Vanaf 2002 woon ik in Ede en tot heden heb ik de wereld, vooral die binnen Ede, zien veranderen. Veranderen is goed, hoor ik een lezer denken, wen er maar aan, men moet met zijn tijd meegaan, stilstaan is achteruitgang, flexibiliteit is het wachtwoord naar het levensgeluk van de toekomst.
O ja, daar kan ik een heel eind in meegaan.
Maar soms beland ik ineens in een doodlopende weg.
Bijvoorbeeld als ik met een ingewikkelde vraag over internationaal overschrijven naar het postkantoor loop en het hele postkantoor is verdwenen. Het mooie gebouw staat er nog wel maar er zit een andere organisatie in. Onthutst thuisgekomen google ik wat en kom ik erachter dat postkantoren te duur zijn, dat de klant er niet meer op zit te wachten, dat het opheffen van postkantoren een niet te stuiten trend is. Wat jammer, ik werd er altijd vakkundig geholpen en je sprak er es iemand. Ach het went, nu gaan we naar supermarkt X waar een meisje in een hoekje worstelt met zegels en tarieven en gewichten. Ze doet zo haar best. ‘Meneer, dit is de laatste keer hoor dat ik u kan helpen, we stoppen met deze service, u moet volgende week naar supermarkt Y.’
Of bijvoorbeeld als ik met een kapot ingewikkeld lampje dat ik alleen in een speciaalzaak kan kopen naar de winkel fiets en die winkel is leeg. Opheffingsuitverkoop staat er in schreeuwende koeienletters nog op de etalage, waarachter een poes me doezelig aankijkt op een verder kale winkelvloer. Een passant vertelt dat ik voor m’n technisch lampje 3 kilometer verderop moet zijn, ergens op het bedrijventerrein. Dan maar naar onze groenteboer voor een (h)eerlijke krop sla, maar ook die winkel houdt er binnenkort mee op. Licht onttakeld hoor ik aan dat de huur niet meer is op te brengen en ‘…ach, zo zijn de tijden, hè meneer?’

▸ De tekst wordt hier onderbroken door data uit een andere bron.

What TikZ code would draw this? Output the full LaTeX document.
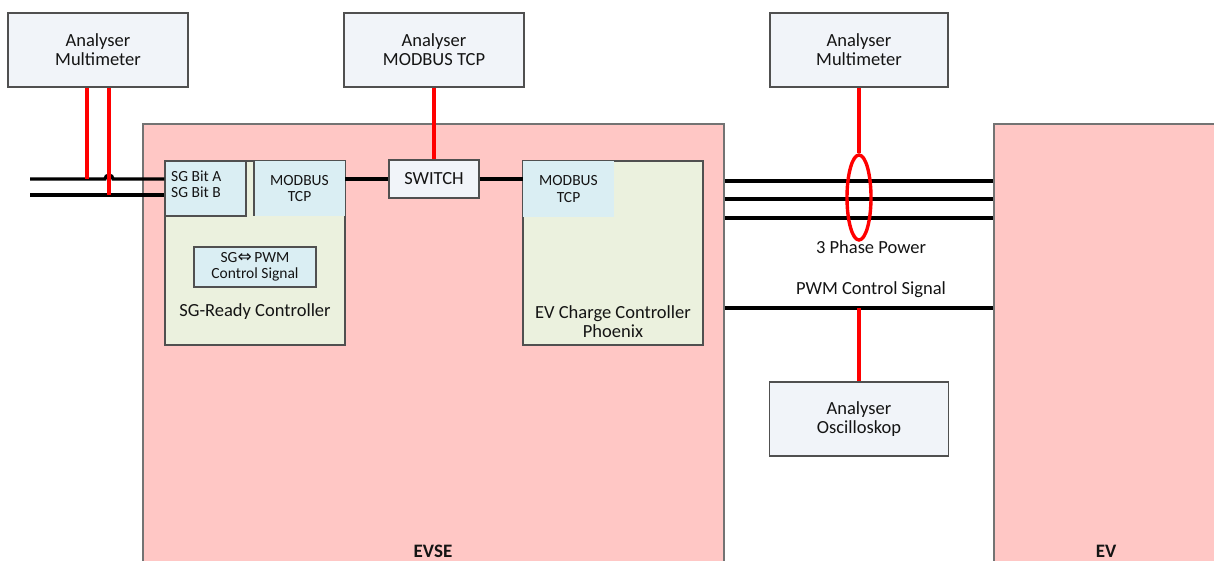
\documentclass[tikz,border=0pt]{standalone}
\usepackage{fontspec}
\setmainfont{Carlito}
\newfontfamily\arrowfont{DejaVu Sans}
\usetikzlibrary{shapes.geometric}
\definecolor{evpink}{RGB}{255,199,197}
\definecolor{anfill}{RGB}{241,244,249}
\definecolor{ctlgreen}{RGB}{235,241,222}
\definecolor{ifblue}{RGB}{218,238,243}
\definecolor{boxline}{RGB}{80,80,80}
\definecolor{probe}{RGB}{255,0,0}
\definecolor{txt}{RGB}{20,20,20}
\begin{document}
\begin{tikzpicture}[x=1pt,y=-1pt,
  every node/.style={text=txt, inner sep=0pt},
  big/.style={font=\fontsize{18.5}{19}\selectfont, align=center},
  small/.style={font=\fontsize{15.5}{16.5}\selectfont, align=center},
  analyser/.style={draw=boxline, line width=1.4pt, fill=anfill, big},
  housing/.style={draw=boxline!80, line width=1.4pt, fill=evpink},
  ctrl/.style={draw=boxline, line width=1.4pt, fill=ctlgreen},
  iface/.style={fill=ifblue, small},
  wire/.style={line width=3.2pt, black},
  probeline/.style={line width=3.4pt, probe},
]
\path[use as bounding box] (0,0) rectangle (1214,560);
\clip (0,0) rectangle (1214,560);

% housings (run past the lower edge)
\node[housing, minimum width=581pt, minimum height=456pt] (evse) at (433.5,352) {};
\node[housing, minimum width=236pt, minimum height=456pt] (ev) at (1112,352) {};
\node[font=\fontsize{19}{19}\selectfont\bfseries] (evselbl) at (433,551) {EVSE};
\node[font=\fontsize{19}{19}\selectfont\bfseries] (evlbl) at (1106,551) {EV};

% measuring instruments
\node[analyser, minimum width=180pt, minimum height=74pt] (lmm) at (98,50) {Analyser\\Multimeter};
\node[analyser, minimum width=180pt, minimum height=74pt] (amb) at (434,50) {Analyser\\MODBUS TCP};
\node[analyser, minimum width=178pt, minimum height=74pt] (rmm) at (859,50) {Analyser\\Multimeter};
\node[analyser, minimum width=179pt, minimum height=74pt] (osc) at (859,419) {Analyser\\Oscilloskop};

% SG-Ready controller
\node[ctrl, minimum width=180pt, minimum height=184pt] (sgr) at (255,253) {};
\node[iface, draw=boxline, line width=1.4pt, minimum width=81pt, minimum height=55pt] (sgbit) at (205.5,188.5) {};
\node[small, align=left, anchor=west] (sgbittxt) at (171,184) {SG Bit A\\SG Bit B};
\node[iface, minimum width=91pt, minimum height=55pt] (sgmod) at (299.5,188.5) {MODBUS\\TCP};
\draw[boxline, line width=1.4pt] (sgmod.north west) -- (sgmod.south west);
\draw[boxline, line width=1.4pt] (sgr.north west) rectangle (sgr.south east);
\node[iface, draw=boxline, line width=1.4pt, minimum width=122pt, minimum height=40pt] (sgpwm) at (255,267)
  {SG{\arrowfont\fontsize{17}{17}\selectfont ⇔}\,PWM\\Control Signal};
\node[big] (sgrlbl) at (255,312) {SG-Ready Controller};

% switch
\node[analyser, minimum width=90pt, minimum height=38pt] (sw) at (434,179) {SWITCH};

% EV charge controller
\node[ctrl, minimum width=180pt, minimum height=184pt] (evcc) at (613,253) {};
\node[iface, minimum width=91pt, minimum height=56pt] (evmod) at (568.5,189) {MODBUS\\TCP};
\draw[boxline, line width=1.4pt] (evcc.north west) rectangle (evcc.south east);
\node[big] (evcclbl) at (613,321.5) {EV Charge Controller\\Phoenix};

% SG input bits with multimeter taps
\coordinate (inA) at (30,179);
\coordinate (inB) at (30,195);
\coordinate (tapA) at (87,179);
\coordinate (tapB) at (109,195);
\draw[wire] (inA) -- ([xshift=-4pt]tapB |- inA) arc[start angle=180, end angle=0, radius=4pt]
  -- (sgbit.west |- inA);
\draw[wire] (inB) -- (sgbit.west |- inB);
\draw[probeline] (lmm.south -| tapA) -- (tapA);
\draw[probeline] (lmm.south -| tapB) -- (tapB);

% MODBUS network
\draw[wire] (sgmod.east |- sw.west) -- (sw.west);
\draw[wire] (sw.east) -- (evmod.west |- sw.east);
\draw[probeline] (amb.south) -- (sw.north);

% EVSE to EV: three phase power and PWM control signal
\foreach \yy in {181,199,218}
  \draw[wire] (evse.east |- 0,\yy) -- (ev.west |- 0,\yy);
\coordinate (pwmA) at (724,308);
\draw[wire] (evse.east |- pwmA) -- (ev.west |- pwmA);
\node[big] (phlbl) at (871,247) {3 Phase Power};
\node[big] (pwmlbl) at (871,290) {PWM Control Signal};

% current clamp and scope probe
\node[ellipse, draw=probe, line width=3.4pt, minimum width=24pt, minimum height=85pt] (ct) at (859,197.5) {};
\draw[probeline] (rmm.south) -- (ct.north);
\draw[probeline] (osc.north |- pwmA) -- (osc.north);
\end{tikzpicture}
\end{document}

Weer thuis ben ik net op tijd om 2 pakjes aan te nemen aan de deur. Het ene voor 3 huizen verder van snelkoerier DPD en het andere voor 2 huizen verder van bezorgdienst DHL. Mijn kleine hal is geblokkeerd door de pakketten, maar vooruit, we hebben dat er graag voor over om ons aan te passen aan de nieuwe tijd. Boodschappendienst Picnic mengt zich ook in de uitdagende pakjesmarkt en zal behalve boodschappen ook pakjes gaan halen en brengen. Binnenkort kom ik aan schrijven niet meer toe want de chauffeurs weten een thuiswerker wel te vinden en er verschijnen straks 7, 8 pakketbezorgbedrijven met dieselende busjes in mijn straat met allemaal pakjes aan mijn voordeur voor al mijn buren die nooit thuis zijn. Online winkelen is dé trend. Niet te stuiten. Loop naar de schoenenzaak, laat je verwennen met een espresso van de zaak, pas je schoenen, bedank vriendelijk maar koop niets, en bestel thuis online dezelfde schoenen met 15% korting.
Leve de vrije markt, leve de concurrentie, leve de winstmarges en och, vooral hulde aan de aandeelhouders die zo goed zijn om hun lieve geld te investeren in beursgenoteerde bedrijven die steeds meer dividend aan hen moeten uitbetalen zodat ze weer nieuwe branches proberen en oude afstoten.
Ik ga straks naar mijn oude vertrouwde cd- en platenshop. De eigenaar weet me altijd te helpen in mijn muziekwens. Een deuntje van de Blue Diamonds? ‘O die, dat hebben we.’ Een oude hit van zus en zo, de nieuwste van die of die. ‘Zoek ik op, ah hier is-ie.’ Ik parkeer mijn fiets langs de winkelpromenade. Opeens bekruipt mij een angstig voorgevoel. Als mijn oude vertrouwde cd-shop weg is, wat dan? Ik voel me vervreemd, wereldvreemd en tel mijn passen naar de winkel.